OK, topline runs from the poll, all the way through the top of the back rump and down the back of the thighs.

His feet do lok a lot better in that recent pic you posted. My mare had almost no heels, and would grow very long in the toe too. My new farrier trims he slightly too short, and put the shoe on somehow and now her feet are a lot more even and she has good sized heels. 

It looks as though he stands with his hinds tucked underneath him.

He could do with some long and low stretching work, he looks a little tense over his back in the shot of him jumping. 

Put a tiny bit more weight on him, get him working properly and I think he'll fill out nicely!


----------



## jazzyrider (Sep 16, 2007)

firstly, these arent the best pics to critique. there is a sticky i did at the top of the critique section that outlines what photos we are looking for to critique. its very important that we get the right kind of shots otherwise some things can look a little different because of angling etc

therefore im not going to do a huge critique on him. i will say that he looks just lovely and the main thing im picking out are his feet and his topline as already mentioned. with regards to his feet though your farrier or new farrier if you need will sort that out.

his topline is your territory  when a horse lacks topline there is no muscle along the area from the poll to the top of the tail. the area would normally be covered with a nice layer of muscle which builds the 'topline' of the body. this is built by working in a correct frame eg; on the bit, collecting, however you want to put it lol also hills, trotting and jumping help build topline.


----------



## Solon (May 11, 2008)

I showed this to a farrier friend - just by the pictures and not seeing the foot completely, those feet _could_ be dealt with by corrective means, so you really should get another opinion by another farrier.


----------



## ohmyitschelle (Aug 23, 2008)

katieandduke said:


> what exactly do you mean my farrier is not correctly trimming him? just wondering cuz im confused. oh and if i teach duke to carry himself if i can, how will i know if he has a top line or not.. i think he might used have in some old pics i got of him from a summer or two ago but i am not sure


Someone else has said it, they need to cut a bit more off than usual, ie make them shorter and then put the shoes on... it encourages the correct amount of growth in the right amount of time frame.
x


----------



## katieandduke (Apr 13, 2008)

ok guys thanks... about once a month i may stop in and post some more pictures.. ill start doing alot more trotting and hill work.. thanks for all the help. as for the hoofs, since slick is the only farrier i can find around here that will come to another stables and i walk my horse to that stable, im sticking with him. he is very intelligent and knows what he is talking about. in a year i think i will see a really big diff. in his hoofs...


----------



## Solon (May 11, 2008)

Or you might see it worsening. I think you got some good advice about the shape of the hooves. I think it's a good idea to find a farrier that could give you a second opinion.

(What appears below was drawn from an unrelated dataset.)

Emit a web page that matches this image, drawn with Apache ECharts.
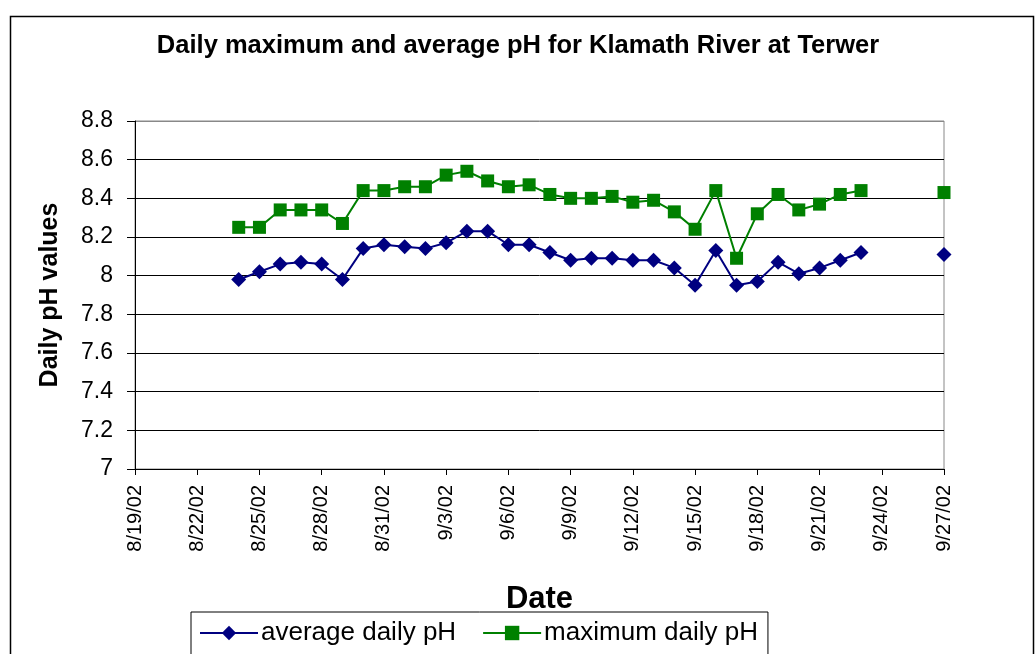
<!DOCTYPE html>
<html>
<head>
<meta charset="utf-8">
<script src="https://cdn.jsdelivr.net/npm/echarts@6/dist/echarts.min.js"></script>
<style>
  html, body { margin: 0; padding: 0; background: #fff; }
  #chart { width: 1036px; height: 654px; }
</style>
</head>
<body>
<div id="chart"></div>
<script>
// Dates on the x axis, one per day
const dates = [
  '8/19/02', '8/20/02', '8/21/02', '8/22/02', '8/23/02', '8/24/02', '8/25/02', '8/26/02',
  '8/27/02', '8/28/02', '8/29/02', '8/30/02', '8/31/02', '9/1/02', '9/2/02', '9/3/02',
  '9/4/02', '9/5/02', '9/6/02', '9/7/02', '9/8/02', '9/9/02', '9/10/02', '9/11/02',
  '9/12/02', '9/13/02', '9/14/02', '9/15/02', '9/16/02', '9/17/02', '9/18/02', '9/19/02',
  '9/20/02', '9/21/02', '9/22/02', '9/23/02', '9/24/02', '9/25/02', '9/26/02', '9/27/02'
];

// Average daily pH ('-' = no reading)
const averagePH = [
  '-', '-', '-', '-', '-',
  7.98, 8.02, 8.06, 8.07, 8.06, 7.98, 8.14, 8.16,
  8.15, 8.14, 8.17, 8.23, 8.23, 8.16, 8.16, 8.12, 8.08, 8.09, 8.09, 8.08,
  8.08, 8.04, 7.95, 8.13, 7.95, 7.97, 8.07, 8.01, 8.04, 8.08, 8.12,
  '-', '-', '-',
  8.11
];

// Maximum daily pH ('-' = no reading)
const maximumPH = [
  '-', '-', '-', '-', '-',
  8.25, 8.25, 8.34, 8.34, 8.34, 8.27, 8.44, 8.44,
  8.46, 8.46, 8.52, 8.54, 8.49, 8.46, 8.47, 8.42, 8.40, 8.40, 8.41, 8.38,
  8.39, 8.33, 8.24, 8.44, 8.09, 8.32, 8.42, 8.34, 8.37, 8.42, 8.44,
  '-', '-', '-',
  8.43
];

const FONT = "'Liberation Sans', Arial, Helvetica, sans-serif";

const chart = echarts.init(document.getElementById('chart'), null, { renderer: 'canvas' });

// one gray line at the top of the plot, black for the rest
const gridColors = ['#000', '#000', '#000', '#000', '#000', '#000', '#000', '#000', '#000', '#888'];

chart.setOption({
  backgroundColor: '#fff',
  animation: false,
  textStyle: { fontFamily: FONT },
  title: {
    text: 'Daily maximum and average pH for Klamath River at Terwer',
    left: 'center',
    top: 28,
    textStyle: { fontFamily: FONT, fontSize: 25.5, fontWeight: 'bold', color: '#000' }
  },
  graphic: [{
    type: 'rect',
    left: 8, top: 14,
    shape: { width: 1023, height: 700 },
    style: { fill: 'none', stroke: '#000', lineWidth: 1.5 },
    silent: true, z: -1
  }],
  legend: {
    left: 191,
    top: 612,
    orient: 'horizontal',
    itemWidth: 58,
    itemHeight: 18,
    itemGap: 26,
    padding: [8, 10, 14, 8],
    borderColor: '#000',
    borderWidth: 1,
    textStyle: { fontFamily: FONT, fontSize: 26, color: '#000', padding: [0, 0, 0, -2] },
    data: ['average daily pH', 'maximum daily pH']
  },
  grid: {
    left: 135, right: 92, top: 121, bottom: 185,
    show: true,
    borderColor: '#888',
    borderWidth: 1,
    backgroundColor: '#fff'
  },
  xAxis: {
    type: 'category',
    data: dates,
    boundaryGap: false,
    name: 'Date',
    nameLocation: 'middle',
    nameGap: 115,
    nameTextStyle: { fontFamily: FONT, fontSize: 31, fontWeight: 'bold', color: '#000' },
    axisLine: { lineStyle: { color: '#000', width: 1 } },
    axisTick: { interval: 2, length: 6, lineStyle: { color: '#000' } },
    axisLabel: {
      interval: 2,
      rotate: 90,
      margin: 16,
      fontFamily: FONT,
      fontSize: 20,
      color: '#000'
    },
    splitLine: { show: false }
  },
  yAxis: {
    type: 'value',
    min: 7,
    max: 8.8,
    interval: 0.2,
    name: 'Daily pH values',
    nameLocation: 'middle',
    nameGap: 72,
    nameTextStyle: { fontFamily: FONT, fontSize: 25, fontWeight: 'bold', color: '#000' },
    axisLine: { show: true, lineStyle: { color: '#000', width: 1 } },
    axisTick: { show: true, length: 8, lineStyle: { color: '#000' } },
    axisLabel: {
      margin: 22,
      fontFamily: FONT,
      fontSize: 23,
      color: '#000',
      formatter: v => String(+v.toFixed(1))
    },
    splitLine: { show: true, lineStyle: { color: gridColors, width: 1 } }
  },
  series: [
    {
      name: 'average daily pH',
      type: 'line',
      data: averagePH,
      connectNulls: false,
      symbol: 'diamond',
      symbolSize: 15,
      showAllSymbol: true,
      itemStyle: { color: '#000080' },
      lineStyle: { color: '#000080', width: 2 },
      z: 3
    },
    {
      name: 'maximum daily pH',
      type: 'line',
      data: maximumPH,
      connectNulls: false,
      symbol: 'rect',
      symbolSize: 13,
      showAllSymbol: true,
      itemStyle: { color: '#008000' },
      lineStyle: { color: '#008000', width: 2 },
      z: 3
    }
  ]
});
</script>
</body>
</html>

Doesn't mean you have to go with them, but it will confirm that your farrier is doing everything right, or they will give you a new direction that will only benefit the state that the horse is in hoof-wise.

Or you can go to the farrier site - horseshoes.com - and get some input -but be prepared, they do not hold back, but they give really good advice.

The Farrier & Hoofcare Resource Center Forums - Powered by vBulletin


----------



## wild_spot (Jan 30, 2008)

Hi!

Realise this is a bit old now, but just wanted to comment on the saddle fit, as you didn't seem to get much on that.

The dressage saddle looks to fit him really nicely, the pommel and cantle are balanced/even, and the saddle is sitting nice and evenly. The stirrups are short, but hey i've jumped in a dressage saddle too :]

The ap/jumping saddle however looks to be tipping back, too high at the wither, and i'm sure if we saw you sitting in it your weight would be pushed back. Possibly the saddle is just sitting too far forward. When I was taught how to ride i was told the saddle should sit forward on their wither. It was a huge revalation to me when I learnt that the wither has nothing to do with the position of the saddle, it's the shoulder! So maybe make sure that the saddle is clearing his shoulder blades either side, and if not shift it back a little.

Apart from that, he's really cute! Looks very spunky, like he'd have a go at anything, and they're the best ponies of all!


----------



## katieandduke (Apr 13, 2008)

wild_spot said:


> Hi!
> 
> Realise this is a bit old now, but just wanted to comment on the saddle fit, as you didn't seem to get much on that.
> 
> ...


 
omg!omg!omg! thank you so much! that is the question and i flaw i have noticed about the ap saddle! it is a close contact saddle i think. so you dont have to have the saddle sitting on their wither!yay! see i always thought i had to. and when it is at that position it just leans backwards. ill show you some more pics that may help a little better. i had to buy that saddle because i needed one and well, i cant afford another and i just have to try to fix the problem that one has.... and thanks about duke being cute. he will do anything i ask of him and thats what makes him priceless..lol...have a good weekend!!

the first pics are when i first got the saddle. and the rest are pics that have a back lift pad under the saddle...


----------



## wild_spot (Jan 30, 2008)

Ok. From those pictures... Without the riser it is definately tipping back. It's hard to tell without a shot from the front of the pommel, but it definately looks to me like the gullet is too narrow for him. With the riser, the balance of the saddle is much better, but it could be putting pressure either side of his wither. This is because with the back lifted, you will be putting more wieght on the front of the saddle, and if the gullet is too narrow (which is also exaggerated by the extra thickness of the riser) it will be putting a lot of pressure on the wrong points of his back. You get me?

If the saddle is an easy change gullet type saddle, I would go for a wider gullet. This will lower the front, and also spread the pressure points lower and wider either side of his wither. 

I know what you mean about the position of the saddle, I thought that for years! Now I have two saddle for my horse, and one sits in a fairly centred position, an ap, but my stock saddle (asustralian saddle) is a different shape, and sits waaay far back. 

If you are unsure as to were the saddle should sit, have a look at your horses back. You know those pockets either side of his wither, behind his shoulder? This is where the front of the underside of your saddle should sit. It lets the horses shoulder move with a lot more freedom.


----------